Loader supports the following file formats of data stored in the file server:

  • CSV_FILE: Specifies a text file. When the destination link is a database link, only the text file is supported.
  • BINARY_FILE: Specifies binary files excluding text files.

Line Separator

Identifier of each line end of source data

NOTE:

When FTP or SFTP serves as a source link and File format is set to BINARY_FILE, the value of Line Separator in the advanced properties is invalid.

Field Separator

Identifier of each field end of source data

NOTE:

When FTP or SFTP serves as a source link and File format is set to BINARY_FILE, the value of Field Separator in the advanced properties is invalid.

Encode type

Text encoding type of source data. It takes effect for text files only.

File split type

The following types are supported:
  • File: The number of files is assigned to a map task by the total number of files. The calculation formula is Total number of files/Extractors.
  • Size: A file size is assigned to a map task by the total file size.

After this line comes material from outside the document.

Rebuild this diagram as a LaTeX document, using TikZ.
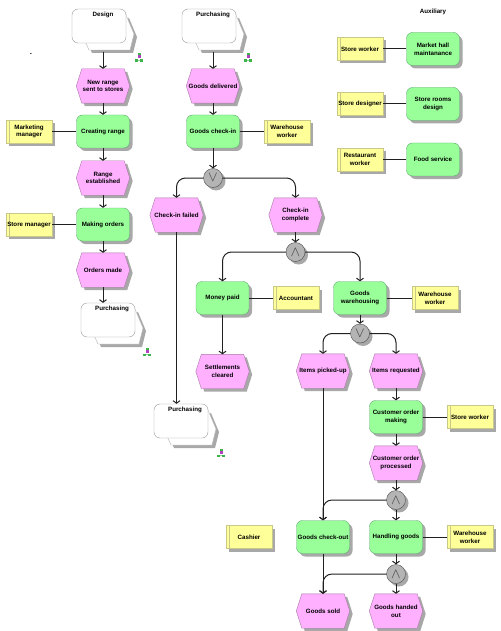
\documentclass[tikz,border=0pt]{standalone}
\usepackage{fontspec}
\setmainfont{Liberation Sans}
\usepackage{amsmath,amssymb}
\usetikzlibrary{arrows.meta,positioning,calc,shadows}
\definecolor{FuncGreen}{HTML}{99FF99}
\definecolor{FuncEdge}{HTML}{5FA86F}
\definecolor{EventPink}{HTML}{FFB0FF}
\definecolor{EventEdge}{HTML}{A878A8}
\definecolor{OrgYellow}{HTML}{FFFF99}
\definecolor{OrgEdge}{HTML}{C8C888}
\definecolor{ShadowGray}{HTML}{A8A8A8}
\definecolor{GateGray}{HTML}{B4B4B4}
\definecolor{LinkDark}{HTML}{202020}
\definecolor{MarkGreen}{HTML}{3CB44B}
\definecolor{MarkPurple}{HTML}{B040C0}
\makeatletter
\pgfdeclareshape{evthex}{
  \inheritsavedanchors[from=rectangle]
  \inheritanchorborder[from=rectangle]
  \inheritanchor[from=rectangle]{center}
  \inheritanchor[from=rectangle]{north}
  \inheritanchor[from=rectangle]{south}
  \inheritanchor[from=rectangle]{east}
  \inheritanchor[from=rectangle]{west}
  \backgroundpath{
    \southwest \pgf@xa=\pgf@x \pgf@ya=\pgf@y
    \northeast \pgf@xb=\pgf@x \pgf@yb=\pgf@y
    \pgfpathmoveto{\pgfpoint{\pgf@xa}{0.5\pgf@ya+0.5\pgf@yb}}
    \pgfpathlineto{\pgfpoint{\pgf@xa+5.5pt}{\pgf@yb}}
    \pgfpathlineto{\pgfpoint{\pgf@xb-5.5pt}{\pgf@yb}}
    \pgfpathlineto{\pgfpoint{\pgf@xb}{0.5\pgf@ya+0.5\pgf@yb}}
    \pgfpathlineto{\pgfpoint{\pgf@xb-5.5pt}{\pgf@ya}}
    \pgfpathlineto{\pgfpoint{\pgf@xa+5.5pt}{\pgf@ya}}
    \pgfpathclose
  }
}
\makeatother
\newcommand{\ProcPath}[4]{% name, left, top, title
  \fill[ShadowGray,shift={(#2+3,#3+3)}] (54,6)--(62,25)--(58,41)--(17,41)--(12,30)--cycle;
  \draw[draw=black!30,fill=white,shift={(#2,#3)}] (54,6)--(62,25)--(58,41)--(17,41)--(12,30)--cycle;
  \node[procbox] (#1) at (#2+27,#3+17) {};
  \node[txt] (#1t) at (#2+31,#3+5.5) {#4};
  \coordinate (#1b) at (#2+31,#3+43);
}
\newcommand{\TreeMark}[2]{% small hierarchy mark
  \draw[MarkGreen!60,line width=.6pt] (#1-2.5,#2+2.6)--(#1+2.5,#2+2.6);
  \fill[MarkGreen] (#1-1.5,#2-4.5) rectangle (#1+1.5,#2-2.5);
  \fill[MarkPurple] (#1-1.5,#2-2.5) rectangle (#1+1.5,#2+.5);
  \fill[MarkGreen] (#1-4,#2+1.5) rectangle (#1-1.3,#2+4);
  \fill[MarkGreen] (#1+1.3,#2+1.5) rectangle (#1+4,#2+4);
}
\begin{document}
\begin{tikzpicture}[x=1pt,y=-1pt,>={Straight Barb[length=2.5pt,width=7pt]},
  txt/.style={inner sep=0pt,align=center,font=\fontsize{6.2}{7.6}\selectfont\bfseries},
  shade3/.style={drop shadow={shadow xshift=3pt,shadow yshift=-3pt,fill=ShadowGray,opacity=1}},
  func/.style={txt,rounded corners=6pt,minimum width=53pt,minimum height=33pt,draw=FuncEdge,fill=FuncGreen,shade3},
  evt/.style={txt,shape=evthex,minimum width=53pt,minimum height=34pt,draw=EventEdge,fill=EventPink,shade3},
  org/.style={txt,minimum width=46pt,minimum height=23pt,draw=OrgEdge,fill=OrgYellow,shade3,
    path picture={\draw[OrgEdge] ([xshift=3pt]path picture bounding box.north west)--([xshift=3pt]path picture bounding box.south west);}},
  procbox/.style={rounded corners=6pt,minimum width=54pt,minimum height=34pt,inner sep=0pt,draw=black!40,fill=white},
  gate/.style={circle,minimum size=19pt,inner sep=0pt,draw=black!70,fill=GateGray,shade3,font=\Large,text=black!75},
  link/.style={draw=LinkDark,line width=1pt},
  flow/.style={link,->},
  bendflow/.style={link,->,rounded corners=9pt}]
\useasboundingbox (0,0) rectangle (500,631);

% left column
\node[txt] (dash) at (31,55) {-};
\ProcPath{design}{72}{9}{Design}
\TreeMark{139}{58}
\node[evt] (newrange) at (103,86) {New range\\sent to stores};
\node[func] (creating) at (103,131.5) {Creating range};
\node[org] (marketing) at (29,131.5) {Marketing\\manager};
\node[evt] (established) at (103,178) {Range\\established};
\node[func] (making) at (103,224.5) {Making orders};
\node[org] (storemgr) at (29,224.5) {Store manager};
\node[evt] (ordersmade) at (103,270) {Orders made};
\ProcPath{purchC}{81}{303}{Purchasing}
\TreeMark{147}{352}
\draw[flow] (designb)--(newrange);
\draw[flow] (newrange)--(creating);
\draw[flow] (creating)--(established);
\draw[flow] (established)--(making);
\draw[flow] (making)--(ordersmade);
\draw[flow] (ordersmade.south)--(ordersmade.south|-purchC.north);
\draw[link] (marketing)--(creating);
\draw[link] (storemgr)--(making);

% middle column
\ProcPath{purchA}{182}{9}{Purchasing}
\TreeMark{248}{58}
\node[evt] (delivered) at (213,86) {Goods delivered};
\node[func] (checkin) at (213,131.5) {Goods check-in};
\node[org] (whA) at (287,131.5) {Warehouse\\worker};
\node[gate] (orA) at (213,178) {$\vee$};
\node[evt] (failed) at (176.5,215) {Check-in failed};
\node[evt] (complete) at (295.5,215) {Check-in\\complete};
\node[gate] (andA) at (295.5,252) {$\wedge$};
\node[func] (paid) at (222.5,298) {Money paid};
\node[org] (accountant) at (296,298) {Accountant};
\node[func] (warehousing) at (360,298) {Goods\\warehousing};
\node[org] (whB) at (435,298) {Warehouse\\worker};
\node[evt] (settled) at (222.5,371.5) {Settlements\\cleared};
\ProcPath{purchB}{154}{404}{Purchasing}
\TreeMark{221}{453}
\draw[flow] (purchAb)--(delivered);
\draw[flow] (delivered)--(checkin);
\draw[flow] (checkin)--(orA);
\draw[bendflow] (orA)-|(failed);
\draw[bendflow] (orA)-|(complete);
\draw[flow] (complete)--(andA);
\draw[bendflow] (andA)-|(paid);
\draw[bendflow] (andA)-|(warehousing);
\draw[flow] (paid)--(settled);
\draw[flow] (failed.south)--(failed.south|-purchB.north);
\draw[link] (checkin)--(whA);
\draw[link] (paid)--(accountant);
\draw[link] (warehousing)--(whB);

% right part
\node[gate] (orB) at (360,333.5) {$\vee$};
\node[evt] (pickedup) at (323,371) {Items picked-up};
\node[evt] (requested) at (396,371) {Items requested};
\node[func] (custmaking) at (396,417) {Customer order\\making};
\node[org] (swB) at (470,417) {Store worker};
\node[evt] (custdone) at (396,463) {Customer order\\processed};
\node[gate] (andB) at (396,500) {$\wedge$};
\node[org] (cashier) at (249,537) {Cashier};
\node[func] (checkout) at (323,537) {Goods check-out};
\node[func] (handling) at (396,537) {Handling goods};
\node[org] (whC) at (470,537) {Warehouse\\worker};
\node[gate] (andC) at (396,574) {$\wedge$};
\node[evt] (sold) at (323,611) {Goods sold};
\node[evt] (handed) at (396,611) {Goods handed\\out};
\draw[flow] (warehousing)--(orB);
\draw[bendflow] (orB)-|(pickedup);
\draw[bendflow] (orB)-|(requested);
\draw[flow] (requested)--(custmaking);
\draw[flow] (custmaking)--(custdone);
\draw[flow] (custdone)--(andB);
\draw[flow] (andB)--(handling);
\draw[flow] (pickedup)--(checkout);
\draw[bendflow] (andB)-|(checkout);
\draw[flow] (handling)--(andC);
\draw[flow] (checkout)--(sold);
\draw[bendflow] (andC)-|(sold);
\draw[flow] (andC)--(handed);
\draw[link] (custmaking)--(swB);
\draw[link] (handling)--(whC);

% auxiliary
\node[txt] (auxtitle) at (433,12) {Auxiliary};
\node[func] (hall) at (433,49) {Market hall\\maintanance};
\node[org] (swA) at (360,49) {Store worker};
\node[func] (rooms) at (433,104) {Store rooms\\design};
\node[org] (designer) at (360,104) {Store designer};
\node[func] (food) at (433,159.5) {Food service};
\node[org] (restaurant) at (360,159.5) {Restaurant\\worker};
\draw[link] (swA)--(hall);
\draw[link] (designer)--(rooms);
\draw[link] (restaurant)--(food);
\end{tikzpicture}
\end{document}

The calculation formula is Total file size/Extractors.

hbase-connector

Table 4 Data source link properties of hbase-connector

Parameter

Description

Table name

HBase table storing source data

hdfs-connector

Table 5 Data source link properties of hdfs-connector

Parameter

Description

Input directory or file

Actual storage form of source data. It can be either all data files in a directory or single data file contained in HDFS.

File format

Loader supports the following file formats of data stored in HDFS:

  • CSV_FILE: Specifies a text file. When the destination link is a database link, only the text file is supported.
  • BINARY_FILE: Specifies binary files excluding text files.

Line Separator

Identifier of each line end of source data

NOTE:

When HDFS serves as a source link and File format is set to BINARY_FILE, the value of Line Separator in the advanced properties is invalid.

Field Separator

Identifier of each field end of source data

NOTE:

When HDFS serves as a source link and File format is set to BINARY_FILE, the value of Field Separator in the advanced properties is invalid.

File split type

The following types are supported:
  • File: The number of files is assigned to a map task by the total number of files. The calculation formula is Total number of files/Extractors.
  • Size: A file size is assigned to a map task by the total file size. The calculation formula is Total file size/Extractors.

hive-connector

Table 6 Data source link properties of hive-connector

Parameter

Description

Database

Name of the Hive database storing the data source. You can query and select it on the interface.

Table

Name of the Hive table storing the data source. You can query and select it on the interface.

voltdb-connector

Table 7 Data source link properties of voltdb-connector

Parameter

Description

Partition column

If multiple columns need to be read, use this column to split the result and obtain data.

Table

Name of the memory database table storing source data. You can query and select it on the interface.